A local Christian ministry organization that works with adolescents has moved out of a building that was raided in February as part of a criminal investigation.
The Ohio Bureau of Criminal Identification and Clark County Sheriff’s Office on Feb. 8 searched former Springfield auto dealer Monte Zinn’s home at 2570 Myers Road and Monte Zinn Automotive Consulting, 1184 E. Home Road, Suite R, where Young Life was also located.
Terry Swenson, a spokesman for Young Life, said the investigation played a role in the group’s decision to move out of the Home Road office.
“Given the current circumstances, we thought it best to lease office space in a new location,” Swenson said.
Zinn, who could not be reached for comment, has been active in dozens of local organizations.
Zinn is listed as a member of the board of directors for the local chapter of Young Life in his bio, but Swenson said Zinn had been part of a fundraising arm of the group and has not been active for some time.
Young Life is a Colorado-based organization established in 1941 with chapters nationwide and in 80 countries.
Young Life is now leasing space at 616 N. Limestone St., which is owned by Wellington Square LLC and is near Wittenberg University, where many Young Life volunteers are enrolled.
Swenson has said Young Life officials are cooperating with authorities.
“We can confirm that our offices were included in a recent search by authorities of Mr Zinn’s office. We have no reason to believe there was any reason for Young Life’s office being included in this search other than the proximity of our space to Mr. Zinn’s office,” Swenson said after the Home Road building was raided.
Court documents detailing the reason for the search and the items collected have been sealed by Clark County Common Pleas Judge Thomas J. Capper and cannot be viewed by the public.
After hearing testimony from Clark County Sheriff’s Maj. Rusty Garman last month, Capper ruled the documents would remain sealed indefinitely to protect an unnamed suspect and potential victims.
Garman said the release of the documents would “greatly” affect the investigation.
Clark County Prosecutor Andy Wilson has declined to describe the nature of the case, citing the ongoing investigation.
Zinn was the largest auto dealer in Clark County until he transferred all five of his franchises to the Cincinnati-based Jeff Wyler Auto Group in 2000.
The sale of the dealerships came after an immigration fraud case involving his contact with citizens from the Fiji Islands.
That investigation began in 1991 with a complaint from a Fijian exchange student who said that Zinn made unwanted sexual advances toward him. Zinn denied the allegations.

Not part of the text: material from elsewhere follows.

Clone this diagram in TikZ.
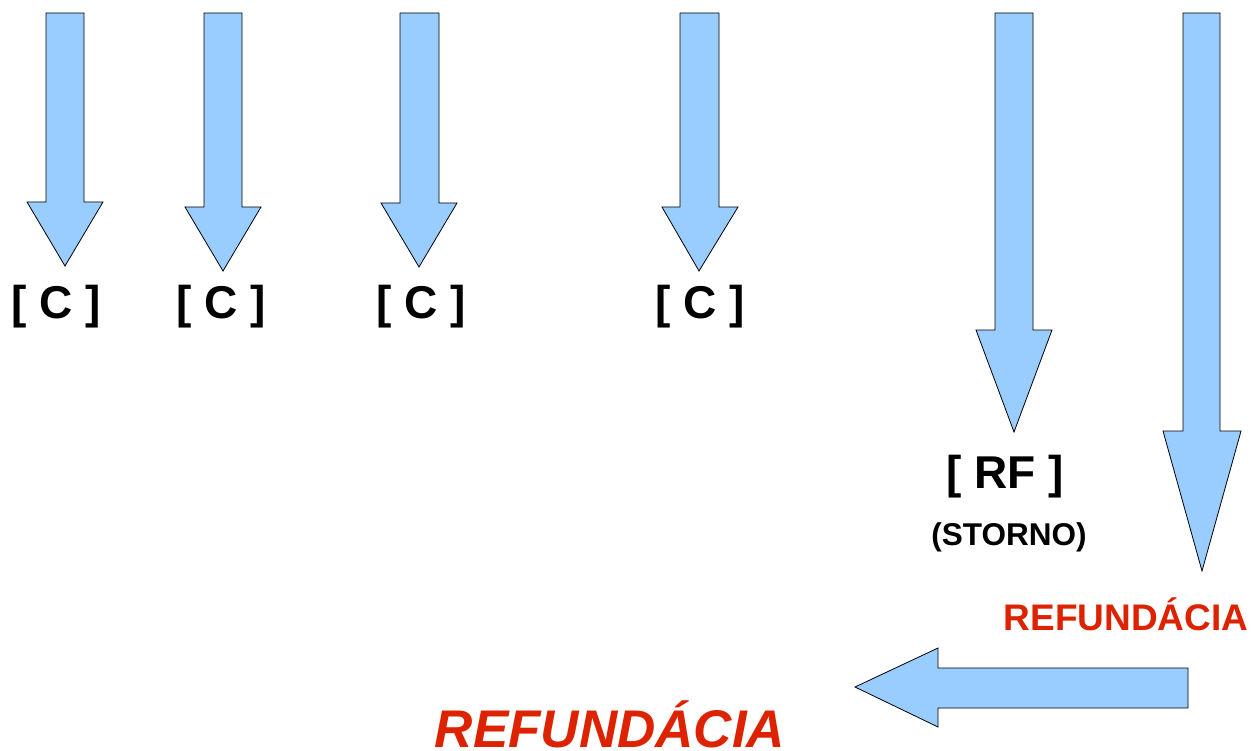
\documentclass[tikz,border=0pt]{standalone}
\usepackage{fontspec}
\setmainfont{Liberation Sans}
\definecolor{arrowblue}{RGB}{153,204,255}
\definecolor{labelred}{RGB}{221,34,0}
\begin{document}
\begin{tikzpicture}[x=1pt,y=-1pt,
  blockarrow/.style={fill=arrowblue,draw=black,line width=0.8pt,line join=miter},
  clabel/.style={anchor=base,inner sep=0pt,font=\fontsize{46}{50}\selectfont\bfseries},
  smalllabel/.style={anchor=base,inner sep=0pt,font=\fontsize{31.5}{36}\selectfont\bfseries},
  redlabel/.style={anchor=base,inner sep=0pt,text=labelred,font=\fontsize{37}{42}\selectfont\bfseries},
  bigred/.style={anchor=base,inner sep=0pt,text=labelred,font=\fontsize{53}{58}\selectfont\bfseries\itshape}]
\useasboundingbox (0,0) rectangle (1252,751);
% down arrows
\draw[blockarrow] (46,13) -- (84,13) -- (84,202) -- (103,202) -- (65,266) -- (27,202) -- (46,202) -- cycle;
\draw[blockarrow] (204,13) -- (242,13) -- (242,207) -- (261,207) -- (223,271) -- (185,207) -- (204,207) -- cycle;
\draw[blockarrow] (400,13) -- (439,13) -- (439,203) -- (457,203) -- (419,267) -- (381,203) -- (400,203) -- cycle;
\draw[blockarrow] (680,13) -- (719,13) -- (719,207) -- (738,207) -- (699,271) -- (662,207) -- (680,207) -- cycle;
\draw[blockarrow] (995,13) -- (1033,13) -- (1033,330) -- (1052,330) -- (1014,432) -- (976,330) -- (995,330) -- cycle;
\draw[blockarrow] (1183,13) -- (1220,13) -- (1220,431) -- (1241,431) -- (1202,571) -- (1163,431) -- (1183,431) -- cycle;
% left arrow
\draw[blockarrow] (1188,668) -- (938,668) -- (938,648) -- (855,687) -- (938,727) -- (938,708) -- (1188,708) -- cycle;
% labels
\node[clabel] (c1) at (56,318) {[ C ]};
\node[clabel] (c2) at (221,318) {[ C ]};
\node[clabel] (c3) at (421,318) {[ C ]};
\node[clabel] (c4) at (700,318) {[ C ]};
\node[clabel] (rf) at (1005,488) {[ RF ]};
\node[smalllabel] (storno) at (1009,545) {(STORNO)};
\node[redlabel] (ref1) at (1126,630) {REFUNDÁCIA};
\node[bigred] (ref2) at (610,747) {REFUNDÁCIA};
\end{tikzpicture}
\end{document}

He pleaded guilty to a federal conspiracy charge of falsifying documents and using false information to help Fijian citizens illegally enter the United States and work at his dealership.
Zinn was sentenced to two years probation. He was ordered to pay a $1,500 fine, perform 100 hours of community service and not travel to Fiji or sponsor any students from Fiji during his probation.
Despite the immigration fraud conviction, Zinn served as chair of the Rotary Club of Springfield’s Youth Exchange Program as late as November 2011.
In articles in the Springfield News-Sun and another publication at that time, Zinn was listed as the chairman of the local Youth Exchange Program or the contact for high school students ages 15½ to 18 ½ interested in spending a year abroad.
A Rotary district official confirmed the club is cooperating with authorities, but declined to provide details about the case or whether the investigation involves the student exchange program.
Zinn’s biography also states he was the past district 6670 Outbound Chairman for the Rotary Youth Exchange Program; the past short-term Youth Exchange Chairman for Ohio-Erie Multi District Youth Exchange Program, which includes 12 Rotary Districts over a 7-state area.
And he was the past long-term country contact for Rotary Youth Exchange for Ohio-Erie Multi District for Costa Rica and Mexico, according to his biography.
He was one of the founders of the Nehemiah Foundation, an organization that supports Christian-centered leaders whose programs reach more than 6,000 families a week.
Zinn resigned from the local Rotary in 2011, citing personal reasons, and recently resigned from the Ohio Alliance of YMCAs council.
Reporter Tiffany Y. Latta has followed the investigation involving the property of former auto dealer Monte Zinn since February when a reader alerted the Springfield News-Sun that Zinn’s home and business were raided. Latta worked to confirm the information after court documents related to the raid were sealed.